Paipirustan yapılan belgenin ilk Yahudi-Roma savaşlarından biri olan Masada Kuşatması’na katılan Gaius Messius adlı askere verildiği belirtildi. Ancak, 50 denarii maaş alan askerin, yem, giyinme ve beslenme gibi zorunlu giderlerinin ardından elinde hiç paranın kalmadığı görüldü
Bin 900 yıl önce
İsrail’de çalışan arkeologlar, Arad'ın kentinin 20 kilometre doğusunda yer alan UNESCO Dünya Mirası Listesi’ndeki Masada bölgesinde Romalı bir askere ait bin 900 yıl önce düzenlenen maaş bordrosu buldu. Belgenin MÖ 73 yılında Birinci Roma-Yahudi Savaşı esnasındaki Masada kuşatmasına katılan Gaius Messius adlı askerin adına düzenlendiği açıklandı.

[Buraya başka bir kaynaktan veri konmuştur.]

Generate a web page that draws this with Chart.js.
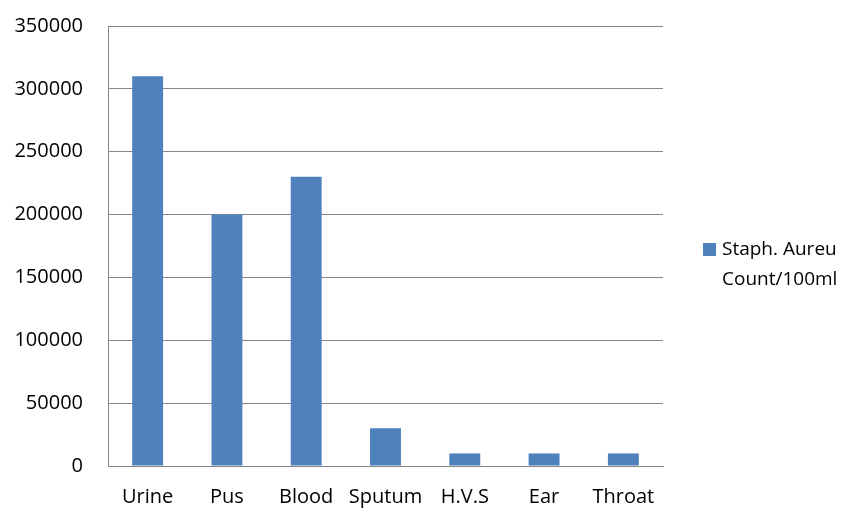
<!DOCTYPE html>
<html>
<head>
    <meta charset="UTF-8">
    <title>Staph. Aureu Count</title>
    <script src="https://cdn.jsdelivr.net/npm/chart.js"></script>
    <style>
        body { margin: 0; background: #fff; }
        #wrap { width: 855px; height: 508px; }
    </style>
</head>
<body>
    <div id="wrap"><canvas id="myChart" width="855" height="508"></canvas></div>

    <script>
        // chart data
        const categories = ['Urine', 'Pus', 'Blood', 'Sputum', 'H.V.S', 'Ear', 'Throat'];
        const counts = [310000, 200000, 230000, 30000, 10000, 10000, 10000];
        const seriesLabel = ['Staph. Aureu', 'Count/100ml'];
        const yTicks = [0, 50000, 100000, 150000, 200000, 250000, 300000, 350000];

        const fontFamily = "'Open Sans', 'Liberation Sans', sans-serif";
        const barColor = '#4F81BD';
        const gridColor = '#868686';

        // legend drawn by hand so the label can sit on two lines
        const sideLegend = {
            id: 'sideLegend',
            afterDraw: (chart) => {
                const { ctx } = chart;
                const x = chart.chartArea.right + 40;
                const y = 250;
                ctx.save();
                ctx.fillStyle = barColor;
                ctx.fillRect(x, y - 7, 13, 13);
                ctx.fillStyle = '#000';
                ctx.font = '19px ' + fontFamily;
                ctx.textBaseline = 'middle';
                seriesLabel.forEach((line, i) => {
                    ctx.fillText(line, x + 19, y + i * 30);
                });
                ctx.restore();
            }
        };

        new Chart(document.getElementById('myChart'), {
            type: 'bar',
            data: {
                labels: categories,
                datasets: [{
                    label: seriesLabel.join(' '),
                    data: counts,
                    backgroundColor: barColor,
                    borderWidth: 0,
                    barPercentage: 0.39,
                    categoryPercentage: 1
                }]
            },
            options: {
                responsive: false,
                animation: false,
                layout: { padding: { left: 0, right: 192, top: 26, bottom: 0 } },
                plugins: {
                    legend: { display: false },
                    tooltip: { enabled: false }
                },
                scales: {
                    x: {
                        grid: { display: false, drawTicks: false },
                        border: { color: gridColor, width: 1 },
                        ticks: {
                            color: '#000', padding: 19, maxRotation: 0, autoSkip: false,
                            font: { family: fontFamily, size: 20 }
                        },
                        afterFit: (axis) => {
                            axis.height = 42;
                            axis.paddingLeft = 0;
                            axis.paddingRight = 0;
                        }
                    },
                    y: {
                        min: 0,
                        max: 350000,
                        afterBuildTicks: (axis) => { axis.ticks = yTicks.map(v => ({ value: v })); },
                        grid: { color: gridColor, drawTicks: false },
                        border: { color: gridColor, width: 1 },
                        ticks: {
                            color: '#000', padding: 25,
                            font: { family: fontFamily, size: 20 },
                            callback: (v) => String(v)
                        },
                        afterFit: (axis) => {
                            axis.width = 108;
                            axis.paddingTop = 0;
                            axis.paddingBottom = 0;
                        }
                    }
                }
            },
            plugins: [sideLegend]
        });
    </script>
</body>
</html>
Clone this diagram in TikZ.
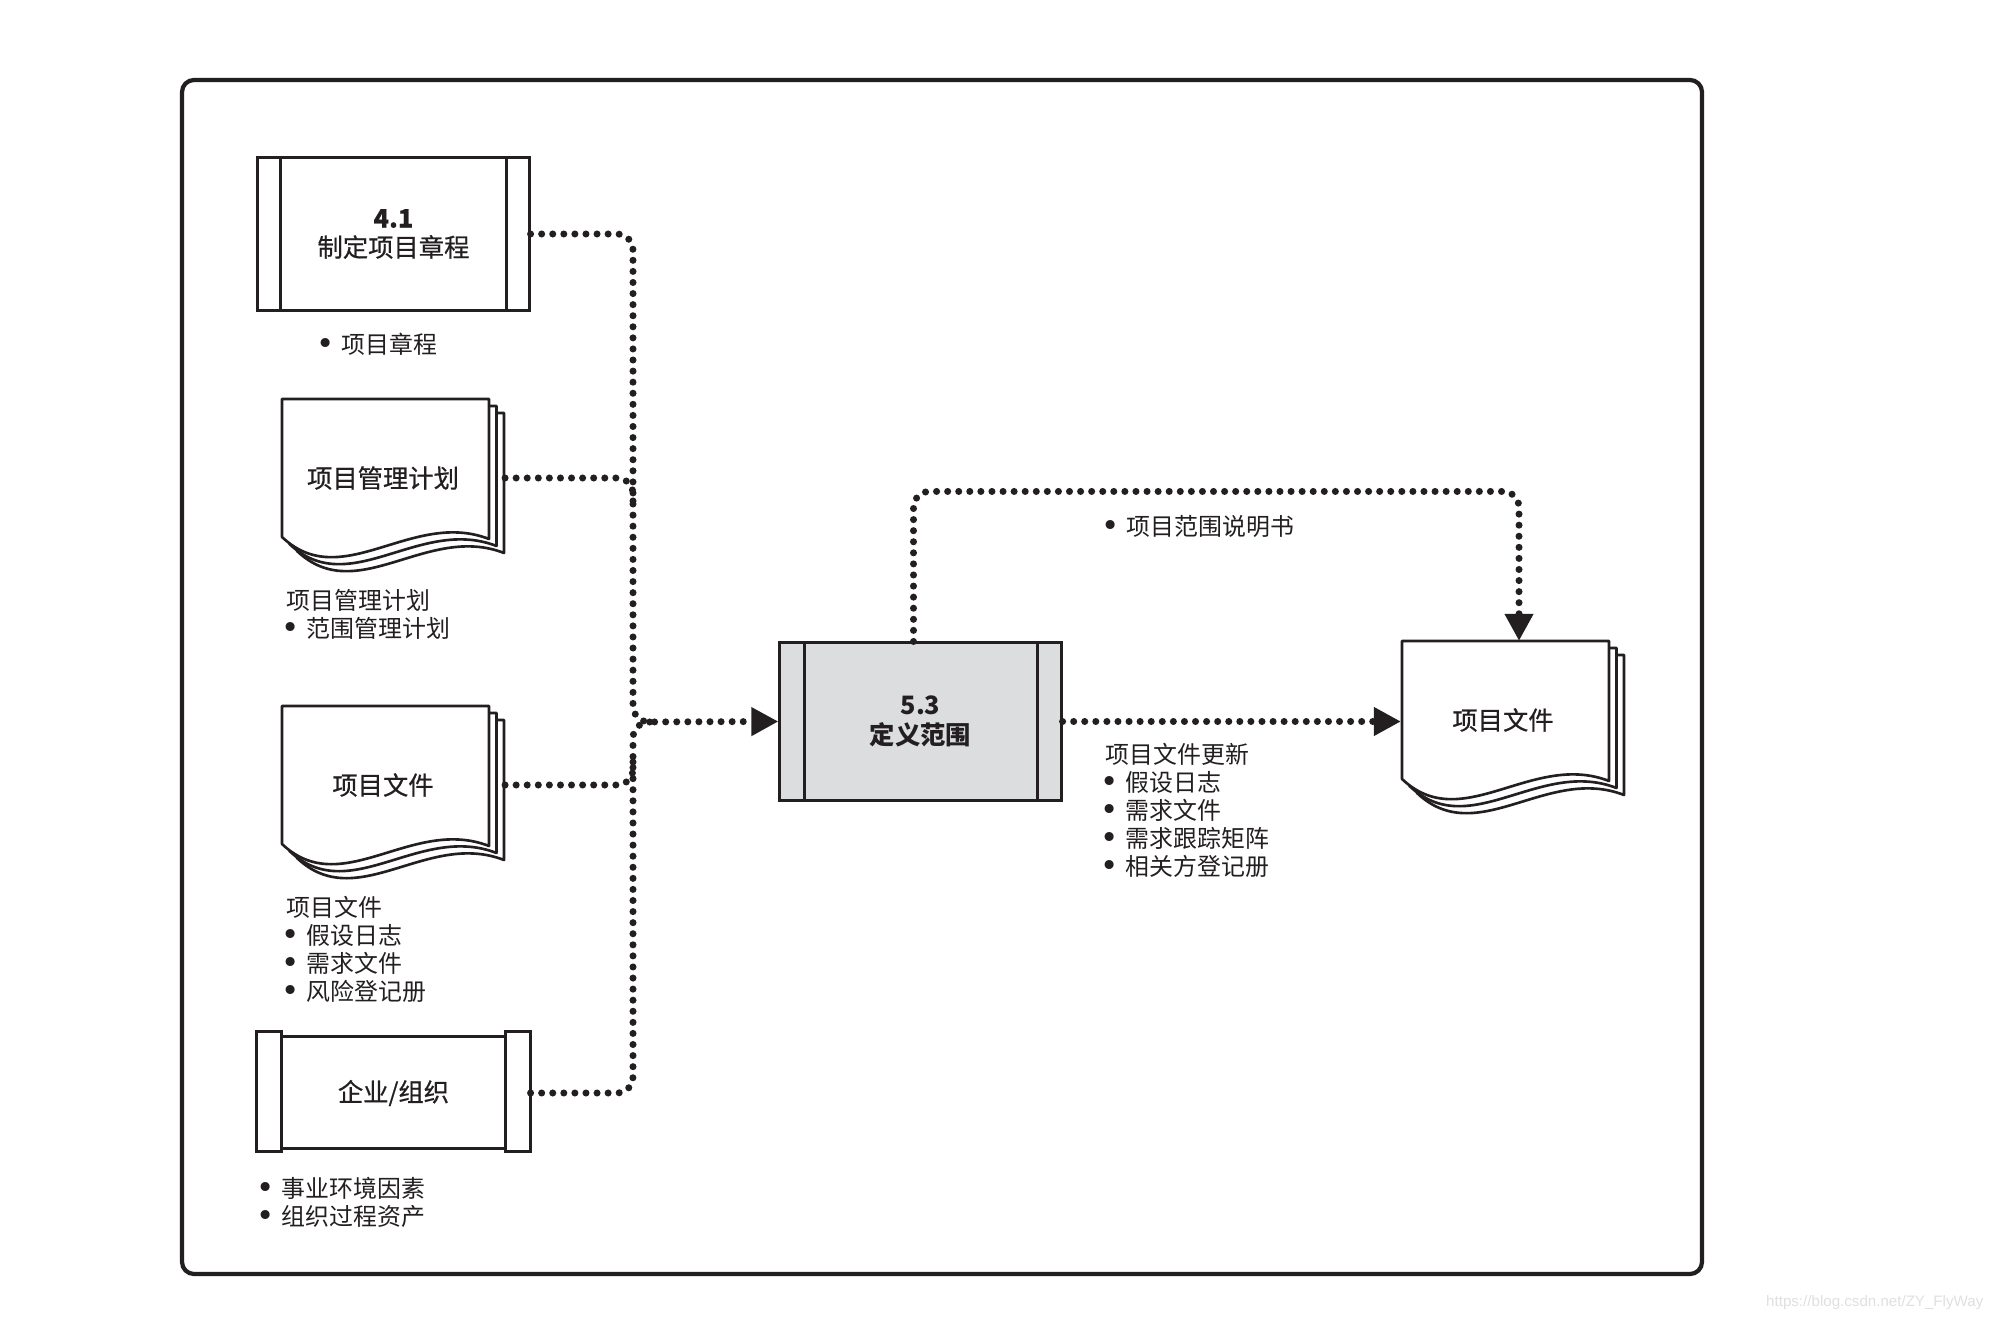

Askeri harcamalar görülüyor
Ancak, papirüsten yapılma maaş bordrosu ordunun, bazı giderleri düşmesinin ardından askerin parasız kaldığını gösteriyor. Messius'un maaş olarak 50 denarii aldığı, ancak arpa parası, yiyecek ve askeri teçhizatına yapılan ödemelerin elinde hiç para kalmadığı görülüyor.
Lejyoner süvari
Bununla birlikte, yapılan harcamanın büyük bir kısmı yeme gittiği için, uzmanlar Messius'un lejyoner bir süvari olduğuna atını veya katırını beslediğini düşünüyor. Ayrıca, maaş bordrosu, Romalıların Masada Kuşatması sırasında kamp kurmuş olduğunu gösteriyor.
Belgede yazılanların çevirisi ise şu şekilde:
"İmparator Vespasianus Augustus'un dördüncü konsolosluğuna,
Hesaplar, maaş.
Gaius Messius, Beyrut'tan Fabia kabilesinden Gaius'un oğlu.
50 denarii stipendium aldım, arpa parası içim 16 denarii ödedim. […] rnius: yemek giderleri 20 (?) denarii; botlar 5 denarii; deri kayışlar 2 denarii; ve keten tunik 7 denarii tuttu."
Giderin toplamı 50 denarii tutuyor ve zorunlu harcamalarının ardından askerin elinde hiç para kalmadığı anlaşılıyor.
Dünyadan gizlendi
Yeruşalim MS 70 yılında yıkıldığında, geri kalan Yahudi isyancılar Herod'un Masada'daki kalesine taşındı.Romalılar ise kısa bir süre sonra Masada'yı yaklaşık bin askerle kuşattı.
Kaleyi Romalıların alacağı netleşince, iki kadın ve beş çocuk dışında Romalılara teslim olmak istemeyen 960 Yahudi kendi canını aldı.
Öte yandan, Masada, 1828'de yeniden keşfedilene kadar dünyadan gizlendi. 2001 yılında UNESCO tarafından Kültürel Miras Listesi’ne alındı.